Image: Bombolotti with winter greens pesto.
Last Visit: February 2020
Maialino Mare is an offshoot of Danny Meyer’s Maialino in New York City. Meyer is the insanely successful restaurateur who gave the world Union Square Café, Gramercy Tavern and Shake Shack. His places are known for very good food and outstanding service. This large spot in Navy Yard is his first full service dining spot in D.C. It serves classic Italian fare that will be sure to please. It also manages to throw in a couple surprises.

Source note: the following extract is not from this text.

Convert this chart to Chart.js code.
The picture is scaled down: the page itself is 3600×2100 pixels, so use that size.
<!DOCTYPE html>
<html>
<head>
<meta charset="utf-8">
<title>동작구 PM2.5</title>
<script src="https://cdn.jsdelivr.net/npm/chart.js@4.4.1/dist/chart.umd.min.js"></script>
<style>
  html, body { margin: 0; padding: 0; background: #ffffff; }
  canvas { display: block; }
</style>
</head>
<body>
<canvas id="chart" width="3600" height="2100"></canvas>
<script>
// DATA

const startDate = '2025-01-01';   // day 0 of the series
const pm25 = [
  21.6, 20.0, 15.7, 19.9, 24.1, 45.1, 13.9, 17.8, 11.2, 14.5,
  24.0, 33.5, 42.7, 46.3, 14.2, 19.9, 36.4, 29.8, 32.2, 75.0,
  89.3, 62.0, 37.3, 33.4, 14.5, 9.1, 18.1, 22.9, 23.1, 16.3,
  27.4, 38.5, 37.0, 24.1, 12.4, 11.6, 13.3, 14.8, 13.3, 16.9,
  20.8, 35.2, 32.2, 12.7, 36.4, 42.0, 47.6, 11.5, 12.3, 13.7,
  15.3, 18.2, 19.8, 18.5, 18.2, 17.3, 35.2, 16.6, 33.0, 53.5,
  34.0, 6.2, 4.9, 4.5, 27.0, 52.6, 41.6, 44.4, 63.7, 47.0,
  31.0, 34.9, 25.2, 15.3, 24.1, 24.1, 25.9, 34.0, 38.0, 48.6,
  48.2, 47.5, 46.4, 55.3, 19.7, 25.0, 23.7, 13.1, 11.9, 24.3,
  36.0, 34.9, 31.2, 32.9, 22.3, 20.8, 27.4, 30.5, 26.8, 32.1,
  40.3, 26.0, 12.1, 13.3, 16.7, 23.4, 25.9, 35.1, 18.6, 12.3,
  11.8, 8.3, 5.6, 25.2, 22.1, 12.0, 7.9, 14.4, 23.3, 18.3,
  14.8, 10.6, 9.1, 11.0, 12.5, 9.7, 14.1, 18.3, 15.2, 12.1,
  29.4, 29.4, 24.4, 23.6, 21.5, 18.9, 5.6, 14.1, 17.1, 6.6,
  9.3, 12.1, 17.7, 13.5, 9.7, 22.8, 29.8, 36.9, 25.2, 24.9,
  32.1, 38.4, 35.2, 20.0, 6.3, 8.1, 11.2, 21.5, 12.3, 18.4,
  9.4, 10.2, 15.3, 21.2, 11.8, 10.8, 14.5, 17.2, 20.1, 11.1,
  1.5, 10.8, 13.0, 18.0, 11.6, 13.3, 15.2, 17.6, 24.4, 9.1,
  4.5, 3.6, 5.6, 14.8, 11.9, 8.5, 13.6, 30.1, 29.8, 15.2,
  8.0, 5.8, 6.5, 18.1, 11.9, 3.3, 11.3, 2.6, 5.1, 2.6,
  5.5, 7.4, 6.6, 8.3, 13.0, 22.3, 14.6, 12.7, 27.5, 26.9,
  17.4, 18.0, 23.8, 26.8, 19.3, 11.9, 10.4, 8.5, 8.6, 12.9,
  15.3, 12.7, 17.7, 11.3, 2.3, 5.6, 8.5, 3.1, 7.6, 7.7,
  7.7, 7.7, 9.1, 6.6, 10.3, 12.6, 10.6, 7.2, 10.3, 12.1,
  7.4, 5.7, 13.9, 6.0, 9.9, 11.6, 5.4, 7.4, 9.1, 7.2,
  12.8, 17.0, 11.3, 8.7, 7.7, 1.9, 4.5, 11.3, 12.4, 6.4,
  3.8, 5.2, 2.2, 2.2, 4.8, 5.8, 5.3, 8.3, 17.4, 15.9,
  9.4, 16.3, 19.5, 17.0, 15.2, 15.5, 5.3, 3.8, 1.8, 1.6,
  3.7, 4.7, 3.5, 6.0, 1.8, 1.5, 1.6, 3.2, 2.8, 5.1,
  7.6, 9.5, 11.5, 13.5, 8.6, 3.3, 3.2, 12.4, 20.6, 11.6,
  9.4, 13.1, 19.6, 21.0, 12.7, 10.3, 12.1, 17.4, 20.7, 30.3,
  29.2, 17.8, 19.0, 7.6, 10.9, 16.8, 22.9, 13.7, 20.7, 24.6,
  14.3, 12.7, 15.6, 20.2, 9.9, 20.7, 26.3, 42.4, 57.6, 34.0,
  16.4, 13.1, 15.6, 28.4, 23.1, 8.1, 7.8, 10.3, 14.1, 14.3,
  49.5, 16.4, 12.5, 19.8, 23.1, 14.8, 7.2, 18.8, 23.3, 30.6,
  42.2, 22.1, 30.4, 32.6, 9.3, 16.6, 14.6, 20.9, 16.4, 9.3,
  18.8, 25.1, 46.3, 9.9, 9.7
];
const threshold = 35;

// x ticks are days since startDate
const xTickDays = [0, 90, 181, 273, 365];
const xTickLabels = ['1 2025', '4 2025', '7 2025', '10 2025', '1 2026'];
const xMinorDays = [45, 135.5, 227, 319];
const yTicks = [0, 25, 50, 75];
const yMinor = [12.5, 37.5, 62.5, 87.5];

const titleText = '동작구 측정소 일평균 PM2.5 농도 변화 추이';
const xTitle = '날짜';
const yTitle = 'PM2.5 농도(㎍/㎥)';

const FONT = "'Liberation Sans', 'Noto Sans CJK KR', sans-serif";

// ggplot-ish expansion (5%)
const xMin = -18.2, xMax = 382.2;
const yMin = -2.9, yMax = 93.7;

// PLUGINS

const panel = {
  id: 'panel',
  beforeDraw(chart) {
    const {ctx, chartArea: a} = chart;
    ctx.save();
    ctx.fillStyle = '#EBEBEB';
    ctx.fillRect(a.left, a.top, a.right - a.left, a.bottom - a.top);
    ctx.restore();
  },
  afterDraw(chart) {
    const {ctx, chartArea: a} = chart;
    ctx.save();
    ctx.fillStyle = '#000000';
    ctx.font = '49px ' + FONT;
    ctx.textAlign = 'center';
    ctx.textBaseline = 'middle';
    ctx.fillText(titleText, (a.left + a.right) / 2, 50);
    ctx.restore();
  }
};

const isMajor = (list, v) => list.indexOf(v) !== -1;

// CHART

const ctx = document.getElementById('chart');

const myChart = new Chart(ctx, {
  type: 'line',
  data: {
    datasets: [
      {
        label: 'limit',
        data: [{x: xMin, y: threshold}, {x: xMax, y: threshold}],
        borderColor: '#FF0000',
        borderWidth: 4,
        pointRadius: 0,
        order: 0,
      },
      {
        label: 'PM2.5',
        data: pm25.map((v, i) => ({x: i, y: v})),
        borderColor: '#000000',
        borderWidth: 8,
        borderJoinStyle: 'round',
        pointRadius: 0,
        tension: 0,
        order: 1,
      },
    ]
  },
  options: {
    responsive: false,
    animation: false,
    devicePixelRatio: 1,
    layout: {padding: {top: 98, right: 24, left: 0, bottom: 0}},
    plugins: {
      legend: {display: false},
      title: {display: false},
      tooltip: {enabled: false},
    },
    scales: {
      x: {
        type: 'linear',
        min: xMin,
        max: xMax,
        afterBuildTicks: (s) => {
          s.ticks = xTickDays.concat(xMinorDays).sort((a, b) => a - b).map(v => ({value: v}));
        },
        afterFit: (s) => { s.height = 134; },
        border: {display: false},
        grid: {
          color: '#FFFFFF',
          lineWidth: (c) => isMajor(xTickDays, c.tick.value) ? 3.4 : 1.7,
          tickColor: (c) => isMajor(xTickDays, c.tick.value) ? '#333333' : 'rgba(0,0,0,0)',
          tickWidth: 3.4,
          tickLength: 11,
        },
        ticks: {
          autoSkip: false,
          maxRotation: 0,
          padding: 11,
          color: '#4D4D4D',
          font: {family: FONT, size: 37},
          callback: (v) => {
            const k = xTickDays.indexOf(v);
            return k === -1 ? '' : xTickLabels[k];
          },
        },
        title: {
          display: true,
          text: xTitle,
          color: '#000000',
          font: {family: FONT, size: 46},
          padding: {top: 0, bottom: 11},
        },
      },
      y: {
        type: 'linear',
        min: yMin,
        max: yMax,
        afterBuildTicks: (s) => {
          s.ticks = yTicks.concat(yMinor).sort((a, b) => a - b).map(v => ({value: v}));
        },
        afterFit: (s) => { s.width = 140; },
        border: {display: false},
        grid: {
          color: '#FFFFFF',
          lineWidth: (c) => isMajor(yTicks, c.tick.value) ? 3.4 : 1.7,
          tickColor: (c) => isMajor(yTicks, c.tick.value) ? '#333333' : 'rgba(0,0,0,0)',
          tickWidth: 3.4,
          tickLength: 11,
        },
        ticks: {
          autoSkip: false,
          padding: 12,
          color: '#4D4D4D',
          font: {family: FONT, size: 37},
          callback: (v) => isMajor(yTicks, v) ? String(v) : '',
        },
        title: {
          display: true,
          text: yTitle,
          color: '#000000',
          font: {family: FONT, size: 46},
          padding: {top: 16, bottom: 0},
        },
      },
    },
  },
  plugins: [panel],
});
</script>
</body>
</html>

The cooking reflects the name and is rooted in Roman dishes that Meyer sampled as a young American abroad. Maialino is a little pig, and there are generally two or three dishes on the menu that feature roast suckling pig, including the appetizer with half a head over greens. The “mare” part is in many of the other dishes, including the whole salt-crusted sea bass served over arugula and stuffed with thyme and lemon. Both dishes will make you work your way around some bones. The dishes are frequently marked by simplicity. The bresaola is uncomplicated with some greens and fried artichokes sprinkled on top, plus some lemon to squeeze. The artichokes fried without batter can also be ordered as its own dish and does Rome proud in there ethereal state. The pastas reflect the middle of the boot. The Bolognese is with tomato sauce that is bright and tangy – not cooked down and rich. The “winter greens” pesto was aggressive on the vegetal flavors over thick rounds of bombolotti pasta. Overall, the food is well-executed, satisfying, but not mind-blowing. That is not a knock, it is probably what they were aiming for.
Desserts are similarly unfussy. The Torta della Nonna is more custardy than typically done, but not too rich. Apple crostata is a classic version with a scoop of gelato. Note that the restaurant serves the hotel, so they also do breakfast and lunch, and brunch on the weekends.
The wine list is Italian, with many interesting finds among the list. Like the food, the prices are not cheap, but they are not bad either.
Meyer brought several people down from New York for the opening and it mostly worked to give the impression of a well-oiled machine and avoid opening kinks. That includes Executive Chef Rose Noel who is running a pretty smooth kitchen. Meyer instituted a service-included model and eliminated tipping in his restaurants. For those who argue it doesn’t work or will lead to a degrading of service, the high level of service he has maintained is a strong retort.
The setting is a grand open space. The tables are done with white tablecloths over blue and white checkered ones, a reminder that there are tricks to keep a room at a mere din of noise. Wood and big windows add some warmth. One other parochial point. It is noteworthy that New York’s most celebrated restaurateur opened a place in D.C. and it is just another good place to dine. We’ve come a long way. Although it should be noted he got a pretty decent D.C. A list crowd for the opening.
Other Guidance: The vibe is nice dinner out. A tie is not out of place, but neither are jeans. GF and vegetarians can do well. There are GF substitute pastas available. Entry is on the ground floor, and the space is part of a large accessible hotel.
Washington Post: Tom falls for the charms.